Face-to-face meetings with financial bosses has been another way of coaxing suspicions of crime out of the City's venerable woodwork.
"We thought about 10pc of those we asked for meetings would get back to us. Actually 100pc wanted to see us and said I don't know where you were before."
So Mr Alderman and his new team have started turning the invisible City guardian into more of a friendly financial bobby-on-the-beat, ready to listen to seemingly crank complaints to find the one useful whistleblower. A tip-off hotline was introduced before Christmas sparking 1,000 calls – of which there were six "very strong leads with good evidence".

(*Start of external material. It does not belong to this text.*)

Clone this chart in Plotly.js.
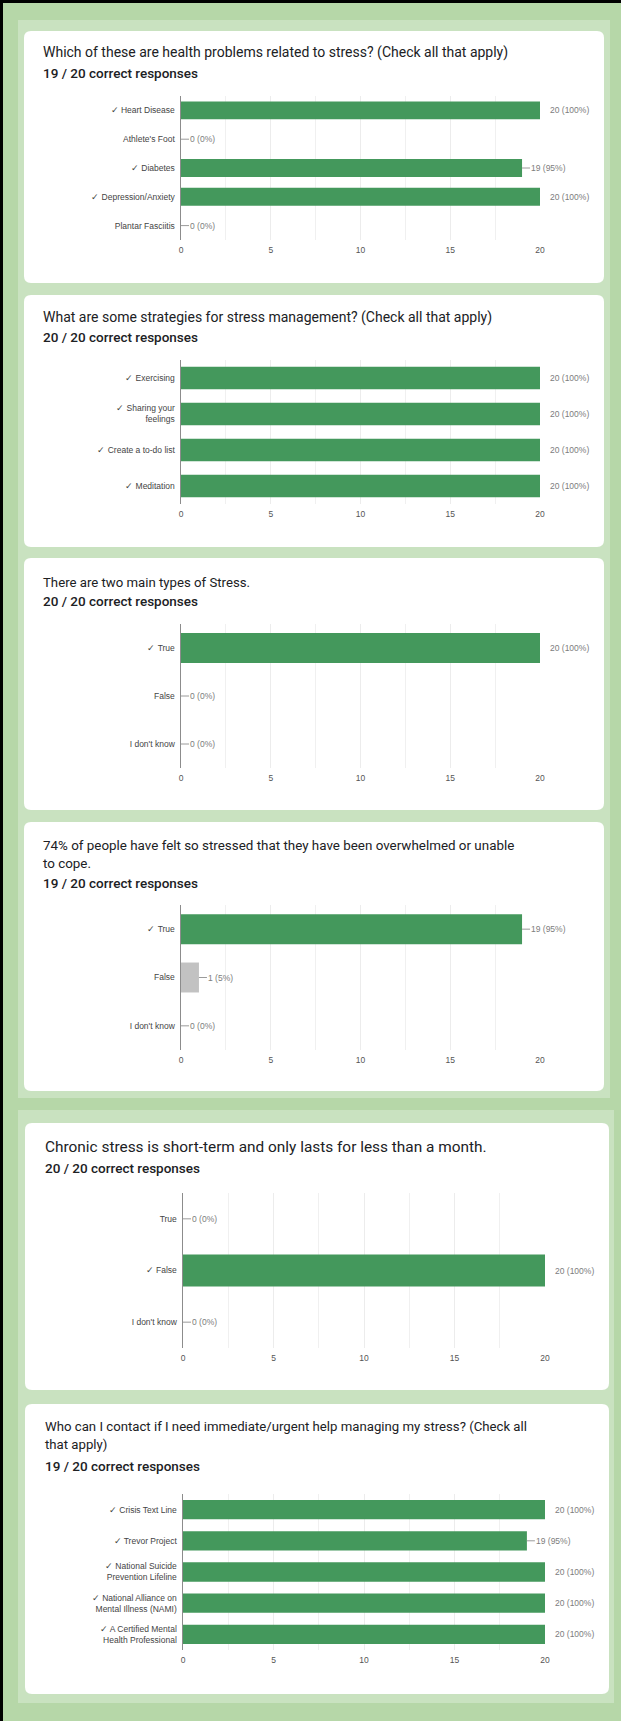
<!DOCTYPE html>
<html>
<head>
<meta charset="utf-8">
<script src="https://cdn.plot.ly/plotly-3.0.1.min.js"></script>
<style>
  html, body { margin: 0; padding: 0; background: #b6d7a8; }
  #chart { width: 621px; height: 1721px; }
</style>
</head>
<body>
<div id="chart"></div>
<script>
// ---------------- DATA ----------------
const q1Title = ["Which of these are health problems related to stress? (Check all that apply)"];
const q1Score = "19 / 20 correct responses";
const q1Cats = ["✓ Heart Disease", "Athlete's Foot", "✓ Diabetes", "✓ Depression/Anxiety", "Plantar Fasciitis"];
const q1Vals = [20, 0, 19, 20, 0];
const q1Pct = [100, 0, 95, 100, 0];
const q1Correct = [true, false, true, true, false];

const q2Title = ["What are some strategies for stress management? (Check all that apply)"];
const q2Score = "20 / 20 correct responses";
const q2Cats = ["✓ Exercising", "✓ Sharing your<br>feelings", "✓ Create a to-do list", "✓ Meditation"];
const q2Vals = [20, 20, 20, 20];
const q2Pct = [100, 100, 100, 100];
const q2Correct = [true, true, true, true];

const q3Title = ["There are two main types of Stress."];
const q3Score = "20 / 20 correct responses";
const q3Cats = ["✓ True", "False", "I don't know"];
const q3Vals = [20, 0, 0];
const q3Pct = [100, 0, 0];
const q3Correct = [true, false, false];

const q4Title = ["74% of people have felt so stressed that they have been overwhelmed or unable", "to cope."];
const q4Score = "19 / 20 correct responses";
const q4Cats = ["✓ True", "False", "I don't know"];
const q4Vals = [19, 1, 0];
const q4Pct = [95, 5, 0];
const q4Correct = [true, false, false];

const q5Title = ["Chronic stress is short-term and only lasts for less than a month."];
const q5Score = "20 / 20 correct responses";
const q5Cats = ["True", "✓ False", "I don't know"];
const q5Vals = [0, 20, 0];
const q5Pct = [0, 100, 0];
const q5Correct = [false, true, false];

const q6Title = ["Who can I contact if I need immediate/urgent help managing my stress? (Check all", "that apply)"];
const q6Score = "19 / 20 correct responses";
const q6Cats = ["✓ Crisis Text Line", "✓ Trevor Project", "✓ National Suicide<br>Prevention Lifeline",
                "✓ National Alliance on<br>Mental Illness (NAMI)", "✓ A Certified Mental<br>Health Professional"];
const q6Vals = [20, 19, 20, 20, 20];
const q6Pct = [100, 95, 100, 100, 100];
const q6Correct = [true, true, true, true, true];

const respondents = 20;
const xTicks = [0, 5, 10, 15, 20];

// ---------------- LAYOUT GEOMETRY (pixels) ----------------
const W = 621, H = 1721;
const px = p => p / W;
const py = p => 1 - p / H;

const questions = [
  {title: q1Title, score: q1Score, cats: q1Cats, vals: q1Vals, pct: q1Pct, correct: q1Correct},
  {title: q2Title, score: q2Score, cats: q2Cats, vals: q2Vals, pct: q2Pct, correct: q2Correct},
  {title: q3Title, score: q3Score, cats: q3Cats, vals: q3Vals, pct: q3Pct, correct: q3Correct},
  {title: q4Title, score: q4Score, cats: q4Cats, vals: q4Vals, pct: q4Pct, correct: q4Correct},
  {title: q5Title, score: q5Score, cats: q5Cats, vals: q5Vals, pct: q5Pct, correct: q5Correct},
  {title: q6Title, score: q6Score, cats: q6Cats, vals: q6Vals, pct: q6Pct, correct: q6Correct}
];

// card boxes, plot areas, text line centres, title font size
const geo = [
  {card: [24, 604, 31, 283],    plot: [181, 540, 96, 240],    textX: 41, lines: [53],         scoreY: 73,   tsize: 14},
  {card: [24, 604, 295, 547],   plot: [181, 540, 360, 504],   textX: 41, lines: [317],        scoreY: 337,  tsize: 14},
  {card: [24, 604, 558, 810],   plot: [181, 540, 624, 768],   textX: 41, lines: [582],        scoreY: 601,  tsize: 13.2},
  {card: [24, 604, 822, 1091],  plot: [181, 540, 905, 1050],  textX: 41, lines: [845, 863],   scoreY: 883,  tsize: 13.4},
  {card: [25, 609, 1123, 1390], plot: [183, 545, 1193, 1348], textX: 43, lines: [1147],       scoreY: 1168, tsize: 15.4},
  {card: [25, 609, 1404, 1694], plot: [183, 545, 1494, 1650], textX: 43, lines: [1426, 1444], scoreY: 1466, tsize: 13.2}
];

const GREEN = '#44985c';
const GREY_BAR = '#c2c2c2';
const OUTER = '#b6d7a8';
const PANEL = '#c9e2c0';

function roundRect(x0p, x1p, topP, botP, r) {
  const x0 = px(x0p), x1 = px(x1p), yt = py(topP), yb = py(botP);
  const rx = r / W, ry = r / H;
  return `M ${x0 + rx},${yt} L ${x1 - rx},${yt} Q ${x1},${yt} ${x1},${yt - ry} ` +
         `L ${x1},${yb + ry} Q ${x1},${yb} ${x1 - rx},${yb} L ${x0 + rx},${yb} ` +
         `Q ${x0},${yb} ${x0},${yb + ry} L ${x0},${yt - ry} Q ${x0},${yt} ${x0 + rx},${yt} Z`;
}

const shapes = [
  {type: 'rect', xref: 'paper', yref: 'paper', x0: px(18), x1: px(610), y0: py(1098), y1: py(20),
   fillcolor: PANEL, line: {width: 0}, layer: 'below'},
  {type: 'rect', xref: 'paper', yref: 'paper', x0: px(18), x1: px(614), y0: py(1703), y1: py(1110),
   fillcolor: PANEL, line: {width: 0}, layer: 'below'},
  {type: 'rect', xref: 'paper', yref: 'paper', x0: 0, x1: 1, y0: py(3), y1: 1,
   fillcolor: '#000', line: {width: 0}, layer: 'below'},
  {type: 'rect', xref: 'paper', yref: 'paper', x0: 0, x1: px(3), y0: 0, y1: 1,
   fillcolor: '#000', line: {width: 0}, layer: 'below'}
];

const annotations = [];
const data = [];
const layout = {
  width: W, height: H,
  margin: {l: 0, r: 0, t: 0, b: 0, pad: 0},
  paper_bgcolor: OUTER,
  plot_bgcolor: 'rgba(0,0,0,0)',
  showlegend: false,
  bargap: 0.38,
  shapes: shapes,
  annotations: annotations,
  font: {family: 'Liberation Sans, Arial, sans-serif', size: 8.5, color: '#444'}
};

const VALUE_FONT = {family: 'Liberation Sans, Arial, sans-serif', size: 8.5, color: '#7d7d7d'};
const AXIS_FONT = {family: 'Liberation Sans, Arial, sans-serif', size: 8.5, color: '#555'};
const CAT_FONT = {family: 'Liberation Sans, Arial, sans-serif', size: 8.5, color: '#444'};

questions.forEach((q, k) => {
  const g = geo[k];
  const n = k + 1;
  const xa = 'x' + (n === 1 ? '' : n);
  const ya = 'y' + (n === 1 ? '' : n);
  const xaKey = 'xaxis' + (n === 1 ? '' : n);
  const yaKey = 'yaxis' + (n === 1 ? '' : n);

  shapes.push({type: 'path', xref: 'paper', yref: 'paper',
    path: roundRect(g.card[0], g.card[1], g.card[2], g.card[3], 7),
    fillcolor: '#ffffff', line: {width: 0}, layer: 'below'});

  q.title.forEach((t, i) => {
    annotations.push({xref: 'paper', yref: 'paper', x: px(g.textX), y: py(g.lines[i]),
      xanchor: 'left', yanchor: 'middle', showarrow: false, text: t,
      font: {family: 'Roboto, sans-serif', size: g.tsize, color: '#202124'}});
  });
  annotations.push({xref: 'paper', yref: 'paper', x: px(g.textX), y: py(g.scoreY),
    xanchor: 'left', yanchor: 'middle', showarrow: false, text: q.score,
    font: {family: 'Roboto, sans-serif', size: 13.5, color: '#202124', weight: 500}});

  data.push({
    type: 'bar', orientation: 'h',
    x: q.vals, y: q.cats,
    xaxis: xa, yaxis: ya,
    marker: {color: q.correct.map(c => c ? GREEN : GREY_BAR), line: {width: 0}},
    hoverinfo: 'x+y'
  });

  q.vals.forEach((v, i) => {
    const txt = v + ' (' + q.pct[i] + '%)';
    if (v === respondents) {
      annotations.push({xref: xa, yref: ya, x: v, y: q.cats[i], text: txt,
        showarrow: false, xanchor: 'left', yanchor: 'middle', xshift: 8, font: VALUE_FONT});
    } else {
      annotations.push({xref: xa, yref: ya, x: v, y: q.cats[i], text: txt,
        showarrow: true, arrowhead: 0, arrowwidth: 1, arrowcolor: '#9a9a9a',
        ax: 8, ay: 0, xanchor: 'left', yanchor: 'middle', standoff: 0, startstandoff: 0,
        borderpad: 0, font: VALUE_FONT});
    }
  });

  layout[xaKey] = {
    domain: [px(g.plot[0]), px(g.plot[1])],
    anchor: ya,
    range: [0, respondents],
    tickvals: xTicks,
    ticktext: xTicks.map(String),
    ticks: '',
    ticklabelstandoff: 3,
    showgrid: true, gridcolor: '#ececec', gridwidth: 1,
    minor: {dtick: 2.5, tick0: 0, showgrid: true, gridcolor: '#f0f0f0', gridwidth: 1},
    zeroline: false, showline: false,
    tickfont: AXIS_FONT,
    fixedrange: true
  };
  layout[yaKey] = {
    domain: [py(g.plot[3]), py(g.plot[2])],
    anchor: xa,
    type: 'category',
    categoryorder: 'array', categoryarray: q.cats,
    autorange: 'reversed',
    showline: true, linecolor: '#8c8c8c', linewidth: 1.5,
    showgrid: false, zeroline: false, ticks: '',
    ticklabelstandoff: 3,
    tickfont: CAT_FONT,
    fixedrange: true
  };
});

Plotly.newPlot('chart', data, layout, {staticPlot: true, displayModeBar: false});
</script>
</body>
</html>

This is part of the SFO's mission to adopt a US approach, where about 50pc of cases come from whistleblowers. Mr Alderman, whose pet hate is the description of fraud as a "victimless" crime, would also like to see more US-style legislation allowing prosecution for corporate negligence as a deterrent to those who turn a blind eye to fraud. As for current cases, the workload is getting heavier as the budget tightens. The SFO spent £50.9m last year, and must now get by on £44.3m.
He lists a string of cases – AIG, Keydata, boiler-room scams – that come from people asking hard questions as cash begins to dry up. Not everything is yet in the open.
"We were looking into Madoff in the UK within five hours of requests from the US government after his arrest," he admits. "Only when he was in court could we talk. There are other difficult cases not in the public domain."
This sounds intriguing. A revival of BAE? A close look at the collapsed Icelandic banks? He will not say more, other than to hint that the recession is creating more work.
"I'm sure the economic crisis means we will see more cases," Mr Alderman says. "Many will have been made sharper by Madoff; started to ask 'where's my money?' and are not reassured by the answers." He likens it to "a pack of cards collapsing in slow motion".
Even after a year of turmoil, changes at the SFO may not be over. If a Tory government merges the FSA into the Bank of England, the regulator's criminal investigation role could go to the SFO,
"The relationship with the FSA works well as it is," he says. "They have a lot of people and we're happy to let them deal with cases. There's going to be more than enough crime to go round."